Ekonomistler bu konuda Independent Türkçe'ye değerlendirmede bulundu.
"Kurdaki artış nedeniyle kayıpları olmuyor"
Ekonomist Doç. Dr. Oğuz Demir'e göre faiz indiriminin rasyonel bir açıklaması yok artık. Ayrıca bunun nedenini de ekonomistler de artık bilmiyor olabilir.
Faiz düştükçe KKM hesaplarında birikimi olanların hak kaybına uğramadıklarını hatırlatan Demir, "Çünkü, eğer kurda bir değişiklik olmazsa politika faizinin 3 puan üstün kadar faiz ödeniyor" dedi.
"Diyelim faiz yüzde 15. Yüzde 15 + kur farkı. Kur artarsa hesap sahipleri fark alır" diyen Demir, "Kur hiç değişmezse elde ettikleri faiz düşmüş olur. Ancak şu ana kadar hep kur artışı kadar aldıkları için gelir elde etmiş oldular" ifadelerini kullandı.
Doç. Dr. Oğuz Demir, şunları kaydetti:
"Örneğin bir vatandaş parasını 3 aylık mevduata koyuyor. Normalde kur değişmezse 3 ayda alacağı faiz yüzde 4,5'tu. Şimdi ise yüzde 3,5'a indi. Ama kur yükseldiği için değişim kadar, fark almış oluyor. Bu yüzden kur korumalı mevduat faizinin bir önemi kalmamış oluyor. Kur sabit kalırsa kayıp olabilir ancak kur şu an istikrarlı bir yere oturmuş gibi gözükmüyor."
"KKM öyle bir tezgah ki zenginler, servetlerine servet katıyor"
İktisatçı Serkan Özcan ise "kur korumalı TL vadeli mevduat hesabı tam bir tezgah.
Özcan, bu konudaki savını şöyle açıkladı: "Bu hesaba para yatıranların kayıpları olmuyor. Sürekli kazanıyorlar. KKM öyle bir tezgah ki kur düşerse kaybetmiyor, yükselirse ki yükseliyor daha fazla kazanıyorlar."

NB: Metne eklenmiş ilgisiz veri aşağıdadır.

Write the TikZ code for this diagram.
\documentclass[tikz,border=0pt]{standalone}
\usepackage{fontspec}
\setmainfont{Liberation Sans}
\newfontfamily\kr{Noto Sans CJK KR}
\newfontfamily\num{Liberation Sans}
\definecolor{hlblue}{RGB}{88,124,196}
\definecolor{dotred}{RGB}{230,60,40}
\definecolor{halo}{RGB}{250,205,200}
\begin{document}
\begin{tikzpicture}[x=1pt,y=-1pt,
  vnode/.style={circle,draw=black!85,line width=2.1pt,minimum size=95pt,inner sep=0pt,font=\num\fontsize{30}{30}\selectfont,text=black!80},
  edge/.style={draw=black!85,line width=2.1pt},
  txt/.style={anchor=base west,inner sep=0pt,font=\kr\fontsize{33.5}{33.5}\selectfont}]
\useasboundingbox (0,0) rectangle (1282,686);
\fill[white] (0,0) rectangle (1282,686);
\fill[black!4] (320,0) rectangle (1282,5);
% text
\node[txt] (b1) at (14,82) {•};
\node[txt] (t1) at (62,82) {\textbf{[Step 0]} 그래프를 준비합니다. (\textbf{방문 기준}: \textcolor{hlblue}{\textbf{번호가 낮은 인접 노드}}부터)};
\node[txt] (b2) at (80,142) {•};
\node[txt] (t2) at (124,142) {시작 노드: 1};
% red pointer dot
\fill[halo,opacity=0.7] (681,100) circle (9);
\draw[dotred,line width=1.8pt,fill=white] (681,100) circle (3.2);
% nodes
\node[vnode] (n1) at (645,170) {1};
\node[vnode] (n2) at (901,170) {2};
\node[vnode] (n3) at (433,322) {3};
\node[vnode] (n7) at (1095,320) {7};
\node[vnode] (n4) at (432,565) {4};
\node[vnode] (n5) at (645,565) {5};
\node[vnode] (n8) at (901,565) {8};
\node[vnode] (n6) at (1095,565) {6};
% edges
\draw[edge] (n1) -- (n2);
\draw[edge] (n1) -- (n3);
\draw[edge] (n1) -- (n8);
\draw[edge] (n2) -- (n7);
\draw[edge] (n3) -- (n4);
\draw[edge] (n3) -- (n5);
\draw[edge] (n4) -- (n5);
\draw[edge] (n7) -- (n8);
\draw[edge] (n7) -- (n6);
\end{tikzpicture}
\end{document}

"Ülke hazinesi yanlış uygulanan para politikaları sonuçlarını hafifletebilmek için öyle bir şey oluşturdu ki parası olanlar hiçbir şekilde kaybetmiyor" diyen Özcan "Kur düştüğü zaman faizlerini alıyorlar, yükseldiğinde de döviz farklarını alıyorlar. Öyle bir sistem oluşturmuşlar ki zenginin hiç kaybetmiyor. Bu sistemde ülkenin bir avuç zengini, servetine servet katıyor" değerlendirmesinde bulundu.

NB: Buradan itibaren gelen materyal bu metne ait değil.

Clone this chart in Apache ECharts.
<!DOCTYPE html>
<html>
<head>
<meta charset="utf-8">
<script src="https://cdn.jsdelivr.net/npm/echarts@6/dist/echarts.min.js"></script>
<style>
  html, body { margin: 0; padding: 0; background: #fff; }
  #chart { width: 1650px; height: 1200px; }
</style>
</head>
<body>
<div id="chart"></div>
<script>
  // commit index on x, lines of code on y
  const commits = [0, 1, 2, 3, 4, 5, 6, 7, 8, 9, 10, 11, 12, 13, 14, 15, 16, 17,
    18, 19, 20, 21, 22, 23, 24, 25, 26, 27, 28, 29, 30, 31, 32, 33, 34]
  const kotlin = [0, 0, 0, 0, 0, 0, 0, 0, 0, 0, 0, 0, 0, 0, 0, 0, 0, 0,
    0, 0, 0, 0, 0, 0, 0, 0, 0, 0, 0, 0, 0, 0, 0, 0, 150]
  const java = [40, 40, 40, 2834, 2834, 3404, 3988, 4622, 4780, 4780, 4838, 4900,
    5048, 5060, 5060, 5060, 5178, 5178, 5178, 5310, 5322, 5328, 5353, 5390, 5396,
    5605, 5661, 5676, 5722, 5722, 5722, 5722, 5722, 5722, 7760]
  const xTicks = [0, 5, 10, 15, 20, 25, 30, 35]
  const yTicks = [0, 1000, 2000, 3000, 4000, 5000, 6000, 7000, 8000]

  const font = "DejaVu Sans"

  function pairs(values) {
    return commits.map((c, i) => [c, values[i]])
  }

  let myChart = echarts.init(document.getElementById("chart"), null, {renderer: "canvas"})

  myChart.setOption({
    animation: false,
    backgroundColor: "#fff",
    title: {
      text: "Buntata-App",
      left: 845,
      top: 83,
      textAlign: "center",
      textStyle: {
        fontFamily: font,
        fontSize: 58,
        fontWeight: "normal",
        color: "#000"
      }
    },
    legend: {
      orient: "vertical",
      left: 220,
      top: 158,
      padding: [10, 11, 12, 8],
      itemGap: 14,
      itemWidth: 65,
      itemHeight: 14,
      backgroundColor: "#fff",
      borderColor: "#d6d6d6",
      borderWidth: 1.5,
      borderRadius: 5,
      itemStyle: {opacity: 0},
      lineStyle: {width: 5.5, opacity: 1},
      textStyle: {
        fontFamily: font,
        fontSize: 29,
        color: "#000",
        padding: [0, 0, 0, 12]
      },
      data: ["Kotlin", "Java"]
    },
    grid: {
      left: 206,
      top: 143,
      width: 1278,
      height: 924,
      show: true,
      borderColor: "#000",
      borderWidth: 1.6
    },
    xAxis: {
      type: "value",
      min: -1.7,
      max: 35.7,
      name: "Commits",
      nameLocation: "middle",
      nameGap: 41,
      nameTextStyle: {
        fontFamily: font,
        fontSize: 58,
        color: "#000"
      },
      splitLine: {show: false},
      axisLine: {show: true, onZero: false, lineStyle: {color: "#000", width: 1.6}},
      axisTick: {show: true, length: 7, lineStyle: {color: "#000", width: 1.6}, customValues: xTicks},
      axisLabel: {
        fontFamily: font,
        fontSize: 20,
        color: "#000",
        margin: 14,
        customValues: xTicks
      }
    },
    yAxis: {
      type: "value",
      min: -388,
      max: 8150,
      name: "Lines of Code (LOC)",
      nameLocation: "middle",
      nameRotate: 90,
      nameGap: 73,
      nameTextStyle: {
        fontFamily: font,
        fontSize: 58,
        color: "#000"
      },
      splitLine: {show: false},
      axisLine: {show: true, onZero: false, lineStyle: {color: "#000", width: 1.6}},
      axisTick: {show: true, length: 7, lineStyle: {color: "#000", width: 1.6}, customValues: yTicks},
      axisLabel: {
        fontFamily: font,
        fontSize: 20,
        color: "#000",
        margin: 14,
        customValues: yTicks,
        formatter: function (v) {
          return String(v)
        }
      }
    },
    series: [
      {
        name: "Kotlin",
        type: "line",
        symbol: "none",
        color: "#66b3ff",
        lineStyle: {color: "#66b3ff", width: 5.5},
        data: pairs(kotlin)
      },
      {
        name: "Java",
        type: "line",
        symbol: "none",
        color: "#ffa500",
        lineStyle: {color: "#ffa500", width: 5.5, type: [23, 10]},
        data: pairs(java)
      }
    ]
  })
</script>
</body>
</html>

"Hayallerin çok olumsuz sonuçlarıyla karşı karıyayız"
Serkan Özcan, mevcut iktidarın enflasyonla mücadele etmediği görüşünde. Özcan'a göre bütün dünyanın enflasyonu; üretim, yatırım ve istihdamın önündeki en büyük engel görüp olana göre mücadele ediyor.
Özcan, şunları kaydetti:
Bizde ise maalesef bir inat ve ısrar uğruna sonuçları anlaşılamayacak bir biçimde bir cari ekonomik politikası takip ediliyor. Faizlerin indirilmesine devam edilmesi konusunda hükümetin son günlerde kaynağı açıklanamayan yurtdışından para girişlerine umut bağladığını düşünüyorum. Ama bu umut ve hayallerin çok olumsuz sonuçlarını yaşama riskiyle karşı karşıyayız.
"MB faizi alet çantasından çıkarıp attı"
Ekonomist Mustafa Sönmez, Türkiye Cumhuriyet Merkez Bankası'nın faizi ekonomik bir araç olmaktan çıkardığını söyledi.
Diğer ülkelerde merkez bankalarının faizleri ekonomik dengeler aracı olarak kullandığını vurgulayan Sönmez, "Öncelikle de enflasyonu önlemede bir araçtır" dedi.
Türkiye'de enflasyon yükselirken faizin düşürüldüğünü dünyadaki diğer ülkelerin ise bunun tersini yaptığını anımsatan Sönmez, "Türkiye'de enflasyonu önlemek gibi bit kaygı yok. Daha çok seçimlere doğru ekonomiyi canlı götürme kaygısı ön planda. Bunun için faizleri, düşürdüler" diye konuştu.
Enflasyonla faiz arasında şu anda 68 puanlık bir fark olduğuna dikkati çeken Mustafa Sönmez, şunları ifade etti:
MB faizi alet çantasından çıkarıp attı. Artık işe yaramıyor. Enflasyon yüksekken faizi indirmek birazda siyasi bir mesaj. KKM hesaplarında birikimleri olan vatandaşların kayıplarına gelinde, çok zarar etmiş olmuyorlar. Hatta birikimler artıyor. Çünkü KKM'de taban MB faizi + 3 puandır. KKM başladığında faiz 14 idi. + 3 daha toplamda 17 yapıyordu. Bu 12'ye indirildiği için 12 + 3 olunca 15'e düşmüş oldu. Yani bir azalma oldu denilebilir ama dövizdeki artış sürdüğü için zarar etmiyorlar.